» DATA SECTION:
• • • •

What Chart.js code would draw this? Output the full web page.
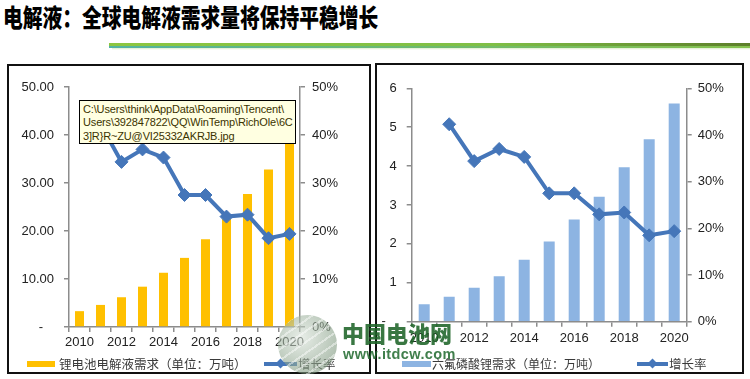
<!DOCTYPE html>
<html><head><meta charset="utf-8">
<script src="https://cdn.jsdelivr.net/npm/chart.js@4.4.1/dist/chart.umd.min.js"></script>
<style>
html,body{margin:0;padding:0;background:#fff;width:750px;height:379px;overflow:hidden;position:relative;font-family:"Liberation Sans",Arial,sans-serif;}
.abs{position:absolute;}
#title{left:3px;top:1px;font-family:"Noto Sans CJK SC";font-weight:900;font-size:25px;line-height:30px;transform:scaleX(0.79);transform-origin:0 0;white-space:nowrap;color:#000;}
#bar1{left:109px;top:43px;width:641px;height:2.5px;background:linear-gradient(to right,#8cc640,#7fbf45 60%,#5d7e2a);}
#bar2{left:109px;top:45.5px;width:641px;height:2.5px;background:linear-gradient(to right,#52b3a2,#6dba6e 50%,#86c24e);}
#bar3{left:112px;top:48px;width:638px;height:2px;background:linear-gradient(to bottom,rgba(200,225,170,0.6),rgba(255,255,255,0));}
.panel{border:2px solid #111;box-sizing:border-box;}
canvas{position:absolute;}
.leg{font-family:"Noto Sans CJK SC";font-size:12.5px;color:#3a3a3a;white-space:nowrap;line-height:14px;}
.sw{height:6px;}
.ln{height:4px;}
.dia{width:7px;height:7px;transform:rotate(45deg);}
#tip{left:79px;top:100px;width:217px;height:44px;box-sizing:border-box;background:#ffffe1;border:1px solid #000;font-family:"Liberation Sans";font-size:11px;line-height:13.3px;color:#3b3300;padding:2px 0 0 3px;white-space:nowrap;letter-spacing:-0.15px;}
#globe{left:278px;top:315px;width:59px;height:59px;border-radius:50%;
 background:repeating-linear-gradient(-35deg,rgba(255,255,255,0) 0 7px,rgba(255,255,255,0.45) 7px 9px),radial-gradient(circle at 40% 38%,rgba(215,225,215,0.6),rgba(130,155,130,0.6) 70%,rgba(100,125,100,0.65));}
#wm1{left:342px;top:317px;font-family:"Noto Sans CJK SC";font-weight:900;font-size:22px;line-height:30px;color:rgba(30,100,40,0.88);letter-spacing:0px;white-space:nowrap;}
#wm2{left:343px;top:345px;font-family:"Liberation Sans";font-weight:bold;font-size:14.5px;line-height:18px;color:rgba(30,105,45,0.85);letter-spacing:0.4px;white-space:nowrap;}
</style>
</head><body>
<div id="title" class="abs">电解液：全球电解液需求量将保持平稳增长</div>
<div id="bar1" class="abs"></div><div id="bar2" class="abs"></div><div id="bar3" class="abs"></div>

<div class="abs panel" style="left:7px;top:64px;width:364px;height:310px;"></div>
<div class="abs panel" style="left:375px;top:63px;width:369px;height:311px;"></div>

<canvas id="c1" width="359" height="306" style="left:9px;top:66px;"></canvas>
<canvas id="c2" width="365" height="307" style="left:377px;top:65px;"></canvas>

<div class="abs sw" style="left:27px;top:361px;width:28px;background:#FFC000;"></div>
<div class="abs leg" style="left:59px;top:357px;">锂电池电解液需求（单位：万吨）</div>
<div class="abs ln" style="left:264px;top:362px;width:33px;background:#4576b9;"></div>
<div class="abs dia" style="left:277px;top:360px;background:#4576b9;"></div>
<div class="abs leg" style="left:298px;top:357px;">增长率</div>

<div class="abs sw" style="left:402px;top:361px;width:29px;background:#8db4e2;"></div>
<div class="abs leg" style="left:432px;top:357px;font-size:12px;">六氟磷酸锂需求（单位：万吨）</div>
<div class="abs ln" style="left:637px;top:362px;width:31px;background:#4576b9;"></div>
<div class="abs dia" style="left:649px;top:360px;background:#4576b9;"></div>
<div class="abs leg" style="left:669px;top:357px;font-size:12.5px;">增长率</div>

<div id="tip" class="abs">C:\Users\think\AppData\Roaming\Tencent\<br>Users\392847822\QQ\WinTemp\RichOle\6C<br>3]R}R~ZU@VI25332AKRJB.jpg</div>

<div id="globe" class="abs"></div>
<div id="wm1" class="abs">中国电池网</div>
<div id="wm2" class="abs">www.itdcw.com</div>

<script>
const years = ['2010','2011','2012','2013','2014','2015','2016','2017','2018','2019','2020'];
const electrolyteDemand = [3.3, 4.6, 6.2, 8.4, 11.3, 14.4, 18.3, 22.5, 27.7, 32.8, 39.2];
const lipf6Demand = [0.45, 0.64, 0.87, 1.17, 1.59, 2.06, 2.63, 3.21, 3.97, 4.69, 5.61];
const growthRate = [null, 42.3, 34.4, 37.0, 35.3, 27.5, 27.5, 23.0, 23.4, 18.5, 19.4];
const leftTicksA = [0, 10, 20, 30, 40, 50];
const leftTicksB = [0, 1, 2, 3, 4, 5, 6];
const pctTicks = [0, 10, 20, 30, 40, 50];

const AX = '#8c8c8c';
const TXT = '#222';
const FONT = {family: '"Liberation Sans", Arial, sans-serif', size: 13};
const LINE = '#4576b9';

function makeChart(id, cfg) {
  const gridOpt = {display: true, drawOnChartArea: false, drawTicks: true, tickLength: 5, color: AX, lineWidth: 1.5};
  return new Chart(document.getElementById(id), {
    data: {
      labels: years,
      datasets: [
        {type: 'line', data: growthRate, yAxisID: 'y1', order: 0, borderColor: LINE, backgroundColor: LINE,
         borderWidth: 4, pointStyle: 'rectRot', pointRadius: 6.5, pointBorderWidth: 1, pointBackgroundColor: LINE,
         pointBorderColor: LINE, tension: 0, spanGaps: false},
        {type: 'bar', data: cfg.bars, yAxisID: 'y', order: 1, backgroundColor: cfg.barColor, borderWidth: 0,
         barPercentage: cfg.barPct, categoryPercentage: 1}
      ]
    },
    options: {
      responsive: false, animation: false, devicePixelRatio: 1,
      layout: {padding: {top: cfg.top, left: 0, right: 0, bottom: 0}},
      plugins: {legend: {display: false}, tooltip: {enabled: false}},
      scales: {
        x: {type: 'category', offset: true,
            grid: Object.assign({}, gridOpt, {offset: true}),
            border: {display: true, color: AX, width: 1.5},
            ticks: {autoSkip: false, maxRotation: 0, padding: cfg.xPad, color: TXT, font: FONT,
                    callback: (v, i) => (i % 2 === 0 ? years[i] : '')},
            afterFit: s => { s.height = cfg.xH; }},
        y: {position: 'left', min: 0, max: cfg.yMax,
            grid: gridOpt, border: {display: true, color: AX, width: 1.5},
            afterBuildTicks: s => { s.ticks = cfg.yTicks.map(v => ({value: v})); },
            ticks: {padding: 10, color: TXT, font: FONT, callback: cfg.yFmt},
            afterFit: s => { s.width = cfg.yW; }},
        y1: {position: 'right', min: 0, max: 50,
            grid: gridOpt, border: {display: true, color: AX, width: 1.5},
            afterBuildTicks: s => { s.ticks = pctTicks.map(v => ({value: v})); },
            ticks: {padding: cfg.rPad, color: TXT, font: FONT, callback: v => v + '%'},
            afterFit: s => { s.width = cfg.y1W; }}
      }
    }
  });
}

makeChart('c1', {bars: electrolyteDemand, barColor: '#FFC000', barPct: 0.43, top: 21, xH: 45, xPad: 3,
  yMax: 50, yTicks: leftTicksA, yFmt: v => (v === 0 ? '-   ' : Number(v).toFixed(2)), yW: 60, y1W: 68, rPad: 7});
makeChart('c2', {bars: lipf6Demand, barColor: '#8db4e2', barPct: 0.44, top: 23.3, xH: 50.3, xPad: 4,
  yMax: 6, yTicks: leftTicksB, yFmt: v => (v === 0 ? '-   ' : String(v)), yW: 34.7, y1W: 55.3, rPad: 6});
</script>
</body></html>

• • • •

» SHORT PROBLEM: Keep every word of the data as it is when you write it out, but drop the pictures.

» REPLY TO THE EXERCISE:
What Chart.js code would draw this? Output the full web page.
<!DOCTYPE html>
<html><head><meta charset="utf-8">
<script src="https://cdn.jsdelivr.net/npm/chart.js@4.4.1/dist/chart.umd.min.js"></script>
<style>
html,body{margin:0;padding:0;background:#fff;width:750px;height:379px;overflow:hidden;position:relative;font-family:"Liberation Sans",Arial,sans-serif;}
.abs{position:absolute;}
#title{left:3px;top:1px;font-family:"Noto Sans CJK SC";font-weight:900;font-size:25px;line-height:30px;transform:scaleX(0.79);transform-origin:0 0;white-space:nowrap;color:#000;}
#bar1{left:109px;top:43px;width:641px;height:2.5px;background:linear-gradient(to right,#8cc640,#7fbf45 60%,#5d7e2a);}
#bar2{left:109px;top:45.5px;width:641px;height:2.5px;background:linear-gradient(to right,#52b3a2,#6dba6e 50%,#86c24e);}
#bar3{left:112px;top:48px;width:638px;height:2px;background:linear-gradient(to bottom,rgba(200,225,170,0.6),rgba(255,255,255,0));}
.panel{border:2px solid #111;box-sizing:border-box;}
canvas{position:absolute;}
.leg{font-family:"Noto Sans CJK SC";font-size:12.5px;color:#3a3a3a;white-space:nowrap;line-height:14px;}
.sw{height:6px;}
.ln{height:4px;}
.dia{width:7px;height:7px;transform:rotate(45deg);}
#tip{left:79px;top:100px;width:217px;height:44px;box-sizing:border-box;background:#ffffe1;border:1px solid #000;font-family:"Liberation Sans";font-size:11px;line-height:13.3px;color:#3b3300;padding:2px 0 0 3px;white-space:nowrap;letter-spacing:-0.15px;}
#globe{left:278px;top:315px;width:59px;height:59px;border-radius:50%;
 background:repeating-linear-gradient(-35deg,rgba(255,255,255,0) 0 7px,rgba(255,255,255,0.45) 7px 9px),radial-gradient(circle at 40% 38%,rgba(215,225,215,0.6),rgba(130,155,130,0.6) 70%,rgba(100,125,100,0.65));}
#wm1{left:342px;top:317px;font-family:"Noto Sans CJK SC";font-weight:900;font-size:22px;line-height:30px;color:rgba(30,100,40,0.88);letter-spacing:0px;white-space:nowrap;}
#wm2{left:343px;top:345px;font-family:"Liberation Sans";font-weight:bold;font-size:14.5px;line-height:18px;color:rgba(30,105,45,0.85);letter-spacing:0.4px;white-space:nowrap;}
</style>
</head><body>
<div id="title" class="abs">电解液：全球电解液需求量将保持平稳增长</div>
<div id="bar1" class="abs"></div><div id="bar2" class="abs"></div><div id="bar3" class="abs"></div>

<div class="abs panel" style="left:7px;top:64px;width:364px;height:310px;"></div>
<div class="abs panel" style="left:375px;top:63px;width:369px;height:311px;"></div>

<canvas id="c1" width="359" height="306" style="left:9px;top:66px;"></canvas>
<canvas id="c2" width="365" height="307" style="left:377px;top:65px;"></canvas>

<div class="abs sw" style="left:27px;top:361px;width:28px;background:#FFC000;"></div>
<div class="abs leg" style="left:59px;top:357px;">锂电池电解液需求（单位：万吨）</div>
<div class="abs ln" style="left:264px;top:362px;width:33px;background:#4576b9;"></div>
<div class="abs dia" style="left:277px;top:360px;background:#4576b9;"></div>
<div class="abs leg" style="left:298px;top:357px;">增长率</div>

<div class="abs sw" style="left:402px;top:361px;width:29px;background:#8db4e2;"></div>
<div class="abs leg" style="left:432px;top:357px;font-size:12px;">六氟磷酸锂需求（单位：万吨）</div>
<div class="abs ln" style="left:637px;top:362px;width:31px;background:#4576b9;"></div>
<div class="abs dia" style="left:649px;top:360px;background:#4576b9;"></div>
<div class="abs leg" style="left:669px;top:357px;font-size:12.5px;">增长率</div>

<div id="tip" class="abs">C:\Users\think\AppData\Roaming\Tencent\<br>Users\392847822\QQ\WinTemp\RichOle\6C<br>3]R}R~ZU@VI25332AKRJB.jpg</div>

<div id="globe" class="abs"></div>
<div id="wm1" class="abs">中国电池网</div>
<div id="wm2" class="abs">www.itdcw.com</div>

<script>
const years = ['2010','2011','2012','2013','2014','2015','2016','2017','2018','2019','2020'];
const electrolyteDemand = [3.3, 4.6, 6.2, 8.4, 11.3, 14.4, 18.3, 22.5, 27.7, 32.8, 39.2];
const lipf6Demand = [0.45, 0.64, 0.87, 1.17, 1.59, 2.06, 2.63, 3.21, 3.97, 4.69, 5.61];
const growthRate = [null, 42.3, 34.4, 37.0, 35.3, 27.5, 27.5, 23.0, 23.4, 18.5, 19.4];
const leftTicksA = [0, 10, 20, 30, 40, 50];
const leftTicksB = [0, 1, 2, 3, 4, 5, 6];
const pctTicks = [0, 10, 20, 30, 40, 50];

const AX = '#8c8c8c';
const TXT = '#222';
const FONT = {family: '"Liberation Sans", Arial, sans-serif', size: 13};
const LINE = '#4576b9';

function makeChart(id, cfg) {
  const gridOpt = {display: true, drawOnChartArea: false, drawTicks: true, tickLength: 5, color: AX, lineWidth: 1.5};
  return new Chart(document.getElementById(id), {
    data: {
      labels: years,
      datasets: [
        {type: 'line', data: growthRate, yAxisID: 'y1', order: 0, borderColor: LINE, backgroundColor: LINE,
         borderWidth: 4, pointStyle: 'rectRot', pointRadius: 6.5, pointBorderWidth: 1, pointBackgroundColor: LINE,
         pointBorderColor: LINE, tension: 0, spanGaps: false},
        {type: 'bar', data: cfg.bars, yAxisID: 'y', order: 1, backgroundColor: cfg.barColor, borderWidth: 0,
         barPercentage: cfg.barPct, categoryPercentage: 1}
      ]
    },
    options: {
      responsive: false, animation: false, devicePixelRatio: 1,
      layout: {padding: {top: cfg.top, left: 0, right: 0, bottom: 0}},
      plugins: {legend: {display: false}, tooltip: {enabled: false}},
      scales: {
        x: {type: 'category', offset: true,
            grid: Object.assign({}, gridOpt, {offset: true}),
            border: {display: true, color: AX, width: 1.5},
            ticks: {autoSkip: false, maxRotation: 0, padding: cfg.xPad, color: TXT, font: FONT,
                    callback: (v, i) => (i % 2 === 0 ? years[i] : '')},
            afterFit: s => { s.height = cfg.xH; }},
        y: {position: 'left', min: 0, max: cfg.yMax,
            grid: gridOpt, border: {display: true, color: AX, width: 1.5},
            afterBuildTicks: s => { s.ticks = cfg.yTicks.map(v => ({value: v})); },
            ticks: {padding: 10, color: TXT, font: FONT, callback: cfg.yFmt},
            afterFit: s => { s.width = cfg.yW; }},
        y1: {position: 'right', min: 0, max: 50,
            grid: gridOpt, border: {display: true, color: AX, width: 1.5},
            afterBuildTicks: s => { s.ticks = pctTicks.map(v => ({value: v})); },
            ticks: {padding: cfg.rPad, color: TXT, font: FONT, callback: v => v + '%'},
            afterFit: s => { s.width = cfg.y1W; }}
      }
    }
  });
}

makeChart('c1', {bars: electrolyteDemand, barColor: '#FFC000', barPct: 0.43, top: 21, xH: 45, xPad: 3,
  yMax: 50, yTicks: leftTicksA, yFmt: v => (v === 0 ? '-   ' : Number(v).toFixed(2)), yW: 60, y1W: 68, rPad: 7});
makeChart('c2', {bars: lipf6Demand, barColor: '#8db4e2', barPct: 0.44, top: 23.3, xH: 50.3, xPad: 4,
  yMax: 6, yTicks: leftTicksB, yFmt: v => (v === 0 ? '-   ' : String(v)), yW: 34.7, y1W: 55.3, rPad: 6});
</script>
</body></html>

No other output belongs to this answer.